Without going into detail, the researchers calculate that the clinical trial regulations cost $2,700,000 per life-year saved. In contrast, dialysis costs $43,000 to $104,000 per life year saved; statin drugs cost $19,000 to $25,000 per life-year; and colorectal cancer screening costs $14,000. The regulations appear to save about 16 life-years over the course of drug development. On the other hand, the authors conservatively estimate that increased regulatory delays in drug approvals results in the loss of nearly 300,000 life-years in the U.S. Sixteen life-years versus 300,000 life-years! The authors conclude, “The current regulatory situation is unacceptable and seems to be unethical.” A similar story of pervasive government failure holds for drug development aiming to treat other diseases.

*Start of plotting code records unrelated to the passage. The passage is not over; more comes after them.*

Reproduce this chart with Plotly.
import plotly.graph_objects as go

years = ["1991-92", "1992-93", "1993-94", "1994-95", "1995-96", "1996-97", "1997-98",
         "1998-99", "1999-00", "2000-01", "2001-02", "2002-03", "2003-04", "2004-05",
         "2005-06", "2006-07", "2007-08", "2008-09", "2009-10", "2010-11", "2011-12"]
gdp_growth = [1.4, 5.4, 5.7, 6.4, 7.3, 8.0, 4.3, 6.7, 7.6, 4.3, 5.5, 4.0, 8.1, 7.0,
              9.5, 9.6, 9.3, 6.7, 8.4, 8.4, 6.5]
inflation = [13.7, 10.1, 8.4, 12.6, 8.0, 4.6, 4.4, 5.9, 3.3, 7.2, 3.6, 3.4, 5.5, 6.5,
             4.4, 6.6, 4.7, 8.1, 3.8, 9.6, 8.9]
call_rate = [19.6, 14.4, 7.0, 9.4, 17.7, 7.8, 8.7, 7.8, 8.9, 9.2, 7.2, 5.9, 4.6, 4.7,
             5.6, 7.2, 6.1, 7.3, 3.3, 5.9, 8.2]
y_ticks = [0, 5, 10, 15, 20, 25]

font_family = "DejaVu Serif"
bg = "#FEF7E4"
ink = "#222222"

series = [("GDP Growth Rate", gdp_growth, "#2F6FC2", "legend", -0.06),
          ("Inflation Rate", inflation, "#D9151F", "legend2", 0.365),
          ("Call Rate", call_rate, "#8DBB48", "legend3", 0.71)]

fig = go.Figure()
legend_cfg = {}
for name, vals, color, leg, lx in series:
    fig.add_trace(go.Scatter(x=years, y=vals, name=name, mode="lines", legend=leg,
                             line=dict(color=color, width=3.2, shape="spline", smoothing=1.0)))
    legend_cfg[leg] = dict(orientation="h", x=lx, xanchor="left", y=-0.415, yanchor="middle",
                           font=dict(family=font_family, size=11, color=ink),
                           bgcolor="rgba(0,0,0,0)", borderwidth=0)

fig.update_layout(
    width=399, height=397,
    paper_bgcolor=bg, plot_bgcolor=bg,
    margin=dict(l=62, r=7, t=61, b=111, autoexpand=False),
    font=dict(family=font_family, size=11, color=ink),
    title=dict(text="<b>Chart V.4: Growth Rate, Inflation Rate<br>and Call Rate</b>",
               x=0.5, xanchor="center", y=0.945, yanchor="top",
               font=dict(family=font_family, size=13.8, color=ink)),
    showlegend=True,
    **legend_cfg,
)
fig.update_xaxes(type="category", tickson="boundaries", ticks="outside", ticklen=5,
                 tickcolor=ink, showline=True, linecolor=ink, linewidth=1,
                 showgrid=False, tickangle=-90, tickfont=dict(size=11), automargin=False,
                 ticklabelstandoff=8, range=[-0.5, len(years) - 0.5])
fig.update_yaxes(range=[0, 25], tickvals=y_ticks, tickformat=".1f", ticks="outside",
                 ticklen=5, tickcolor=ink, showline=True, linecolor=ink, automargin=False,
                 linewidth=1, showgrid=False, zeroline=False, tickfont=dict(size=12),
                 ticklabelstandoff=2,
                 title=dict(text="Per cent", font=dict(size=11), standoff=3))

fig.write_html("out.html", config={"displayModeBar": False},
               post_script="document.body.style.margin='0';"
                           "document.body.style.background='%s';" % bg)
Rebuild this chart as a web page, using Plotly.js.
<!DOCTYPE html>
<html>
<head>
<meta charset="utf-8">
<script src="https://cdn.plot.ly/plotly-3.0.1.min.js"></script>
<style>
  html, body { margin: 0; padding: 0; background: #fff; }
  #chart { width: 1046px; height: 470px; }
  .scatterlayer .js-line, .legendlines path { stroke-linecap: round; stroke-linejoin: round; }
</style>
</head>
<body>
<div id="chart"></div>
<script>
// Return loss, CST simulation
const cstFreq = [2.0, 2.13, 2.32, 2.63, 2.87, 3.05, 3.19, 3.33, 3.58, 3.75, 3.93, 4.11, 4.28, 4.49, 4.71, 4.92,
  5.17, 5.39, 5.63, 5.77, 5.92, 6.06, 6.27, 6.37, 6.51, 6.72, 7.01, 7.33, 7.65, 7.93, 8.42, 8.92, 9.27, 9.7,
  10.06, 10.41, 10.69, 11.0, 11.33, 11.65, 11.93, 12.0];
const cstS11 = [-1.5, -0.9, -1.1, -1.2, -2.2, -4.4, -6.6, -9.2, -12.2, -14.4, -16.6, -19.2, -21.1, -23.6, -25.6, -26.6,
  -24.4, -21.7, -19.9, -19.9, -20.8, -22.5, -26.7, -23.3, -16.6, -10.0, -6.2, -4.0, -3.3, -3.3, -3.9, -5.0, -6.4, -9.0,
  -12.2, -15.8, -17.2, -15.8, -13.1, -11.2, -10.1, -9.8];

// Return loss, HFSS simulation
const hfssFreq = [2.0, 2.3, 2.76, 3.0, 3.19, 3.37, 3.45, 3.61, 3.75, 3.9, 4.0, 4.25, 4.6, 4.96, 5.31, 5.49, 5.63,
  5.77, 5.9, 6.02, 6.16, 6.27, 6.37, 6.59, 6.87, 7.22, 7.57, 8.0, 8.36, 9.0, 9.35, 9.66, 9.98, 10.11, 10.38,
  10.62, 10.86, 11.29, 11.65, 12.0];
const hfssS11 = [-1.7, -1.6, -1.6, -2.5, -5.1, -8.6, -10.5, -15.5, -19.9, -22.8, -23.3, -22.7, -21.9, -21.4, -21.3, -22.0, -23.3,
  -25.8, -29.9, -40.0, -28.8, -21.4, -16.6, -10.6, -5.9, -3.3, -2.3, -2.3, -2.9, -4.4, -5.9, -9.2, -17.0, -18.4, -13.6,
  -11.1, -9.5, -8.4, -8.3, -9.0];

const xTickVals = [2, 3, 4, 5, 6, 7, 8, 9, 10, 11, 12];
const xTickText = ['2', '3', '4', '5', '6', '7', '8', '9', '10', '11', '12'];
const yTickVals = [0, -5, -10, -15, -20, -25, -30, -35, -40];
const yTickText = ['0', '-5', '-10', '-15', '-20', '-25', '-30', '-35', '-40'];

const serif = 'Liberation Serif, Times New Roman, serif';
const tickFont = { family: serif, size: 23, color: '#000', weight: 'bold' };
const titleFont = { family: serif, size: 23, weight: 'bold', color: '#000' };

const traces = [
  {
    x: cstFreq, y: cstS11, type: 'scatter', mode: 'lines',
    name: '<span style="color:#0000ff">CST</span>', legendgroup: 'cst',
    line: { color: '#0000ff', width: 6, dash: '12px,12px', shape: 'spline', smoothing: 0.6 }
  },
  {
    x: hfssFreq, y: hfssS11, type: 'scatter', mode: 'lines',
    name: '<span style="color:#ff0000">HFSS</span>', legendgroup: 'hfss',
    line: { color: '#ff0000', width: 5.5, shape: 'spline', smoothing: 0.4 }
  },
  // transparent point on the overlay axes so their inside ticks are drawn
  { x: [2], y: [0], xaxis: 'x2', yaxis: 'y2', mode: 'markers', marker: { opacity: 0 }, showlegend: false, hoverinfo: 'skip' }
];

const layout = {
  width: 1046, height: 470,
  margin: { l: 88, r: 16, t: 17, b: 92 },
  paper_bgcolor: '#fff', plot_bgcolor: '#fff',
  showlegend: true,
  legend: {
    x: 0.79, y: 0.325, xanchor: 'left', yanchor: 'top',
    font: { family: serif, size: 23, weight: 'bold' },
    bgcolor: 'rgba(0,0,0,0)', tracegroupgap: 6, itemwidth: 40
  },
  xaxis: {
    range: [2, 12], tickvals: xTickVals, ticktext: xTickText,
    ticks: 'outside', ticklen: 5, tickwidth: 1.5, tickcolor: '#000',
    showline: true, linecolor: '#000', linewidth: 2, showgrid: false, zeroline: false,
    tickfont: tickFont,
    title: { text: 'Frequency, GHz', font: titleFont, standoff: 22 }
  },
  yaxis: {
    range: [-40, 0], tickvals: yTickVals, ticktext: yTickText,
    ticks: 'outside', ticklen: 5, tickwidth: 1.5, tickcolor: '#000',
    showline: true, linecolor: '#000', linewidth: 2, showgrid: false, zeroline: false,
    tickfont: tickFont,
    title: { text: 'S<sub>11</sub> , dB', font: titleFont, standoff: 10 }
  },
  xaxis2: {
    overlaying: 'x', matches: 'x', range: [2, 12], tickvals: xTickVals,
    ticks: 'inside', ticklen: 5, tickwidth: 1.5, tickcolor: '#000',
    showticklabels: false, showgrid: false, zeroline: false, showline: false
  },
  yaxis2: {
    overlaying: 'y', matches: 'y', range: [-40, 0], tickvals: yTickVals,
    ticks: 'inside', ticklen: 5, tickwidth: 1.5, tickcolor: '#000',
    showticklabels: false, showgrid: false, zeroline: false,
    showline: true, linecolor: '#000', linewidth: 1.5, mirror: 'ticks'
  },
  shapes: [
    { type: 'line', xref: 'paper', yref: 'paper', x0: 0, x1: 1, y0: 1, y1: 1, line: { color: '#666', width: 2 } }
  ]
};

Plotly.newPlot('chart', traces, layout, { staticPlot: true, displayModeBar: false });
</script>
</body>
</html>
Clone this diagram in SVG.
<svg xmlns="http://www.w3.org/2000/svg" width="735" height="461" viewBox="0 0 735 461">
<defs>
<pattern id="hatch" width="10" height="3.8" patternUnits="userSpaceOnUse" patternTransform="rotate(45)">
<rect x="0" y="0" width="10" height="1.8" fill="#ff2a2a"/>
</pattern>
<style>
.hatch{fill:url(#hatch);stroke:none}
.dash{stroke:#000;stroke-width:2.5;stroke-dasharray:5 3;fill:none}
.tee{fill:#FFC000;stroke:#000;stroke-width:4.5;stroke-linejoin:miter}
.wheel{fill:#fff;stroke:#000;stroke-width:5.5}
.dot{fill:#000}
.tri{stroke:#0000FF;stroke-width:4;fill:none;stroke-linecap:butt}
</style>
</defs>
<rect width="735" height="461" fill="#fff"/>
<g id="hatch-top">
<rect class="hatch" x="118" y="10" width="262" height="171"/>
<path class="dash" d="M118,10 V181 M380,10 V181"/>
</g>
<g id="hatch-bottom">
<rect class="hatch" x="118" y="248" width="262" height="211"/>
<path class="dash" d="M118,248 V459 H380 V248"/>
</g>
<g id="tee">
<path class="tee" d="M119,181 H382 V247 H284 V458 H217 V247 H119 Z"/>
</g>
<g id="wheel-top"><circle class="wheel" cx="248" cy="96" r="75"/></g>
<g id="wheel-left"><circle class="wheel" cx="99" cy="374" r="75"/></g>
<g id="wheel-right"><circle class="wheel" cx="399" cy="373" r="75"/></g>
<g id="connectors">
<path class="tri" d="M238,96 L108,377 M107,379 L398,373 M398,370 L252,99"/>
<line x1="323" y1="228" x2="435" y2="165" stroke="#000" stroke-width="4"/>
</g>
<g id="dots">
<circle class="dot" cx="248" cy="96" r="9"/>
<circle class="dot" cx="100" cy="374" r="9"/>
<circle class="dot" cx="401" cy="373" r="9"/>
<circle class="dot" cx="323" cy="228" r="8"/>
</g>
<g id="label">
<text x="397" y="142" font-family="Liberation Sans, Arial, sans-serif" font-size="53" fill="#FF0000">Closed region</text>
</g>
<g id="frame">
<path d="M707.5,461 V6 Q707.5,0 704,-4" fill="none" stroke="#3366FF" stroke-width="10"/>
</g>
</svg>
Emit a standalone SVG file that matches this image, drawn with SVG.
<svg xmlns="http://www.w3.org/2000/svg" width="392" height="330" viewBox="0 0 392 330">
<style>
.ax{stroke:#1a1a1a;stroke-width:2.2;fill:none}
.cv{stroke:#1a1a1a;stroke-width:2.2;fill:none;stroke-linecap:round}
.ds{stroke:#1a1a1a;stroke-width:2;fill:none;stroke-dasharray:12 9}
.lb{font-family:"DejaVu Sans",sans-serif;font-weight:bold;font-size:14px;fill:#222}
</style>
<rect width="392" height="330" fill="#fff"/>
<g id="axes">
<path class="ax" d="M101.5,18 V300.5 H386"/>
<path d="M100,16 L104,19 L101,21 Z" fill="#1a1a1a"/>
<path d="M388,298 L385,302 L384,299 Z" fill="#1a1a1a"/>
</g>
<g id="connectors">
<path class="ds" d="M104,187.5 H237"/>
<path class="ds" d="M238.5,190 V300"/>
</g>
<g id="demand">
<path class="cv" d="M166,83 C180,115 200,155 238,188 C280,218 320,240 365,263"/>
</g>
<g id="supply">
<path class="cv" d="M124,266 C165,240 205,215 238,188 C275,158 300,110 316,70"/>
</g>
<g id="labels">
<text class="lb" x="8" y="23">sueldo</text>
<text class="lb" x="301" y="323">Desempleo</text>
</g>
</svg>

Since the government is hampering the development of new medicines, the obvious solution would be to get the government to stop doing that. Unfortunately, the perpetrators of government failure (bureaucrats and Congress members) cannot see that they are the problem. As muckraker Upton Sinclair once observed, “It is difficult to get a man to understand something when his salary depends on his not understanding it.” So instead of doing the right thing and reducing regulatory burdens, the government is responding as it is nearly always does by asking for more government. Thus is born the new NCATS, which is slated to be operational by October with an initial budget of $1 billion.
Instead of exacerbating government failure, what would a modernized system of drug development and approval look like? First, cut through the thickets of paperwork that are strangling the clinical trial process. The M.D. Anderson Center researchers estimate that review and documentation requirements delay research by as much as two years. Second, employ validated biomarker and surrogate endpoints when testing for safety and efficacy, enabling researchers to identify quickly specific populations of patients that will benefit from a new drug and those who will not. And restructure the drug review process to permit conditional approval of drugs based on shorter and smaller clinical trials. Informed patients initially treated with conditionally approved new drugs would essentially be monitored as though they were in phase three clinical trials confirming treatment effectiveness.
“The N.I.H. is not likely to be very good at drug discovery, so why are they doing this?,” asked Dr. Mark Lively, a biochemist at Wake Forest University in The New York Times. That’s a very good question. Creating the new NCATS amounts to adding what will turn out to be another dysfunctional government widget to an already baroque and broken drug discovery and approval process.
Ronald Bailey is Reason's science correspondent. His book Liberation Biology: The Scientific and Moral Case for the Biotech Revolution is now available from Prometheus Books. This column first appeared at Reason.com.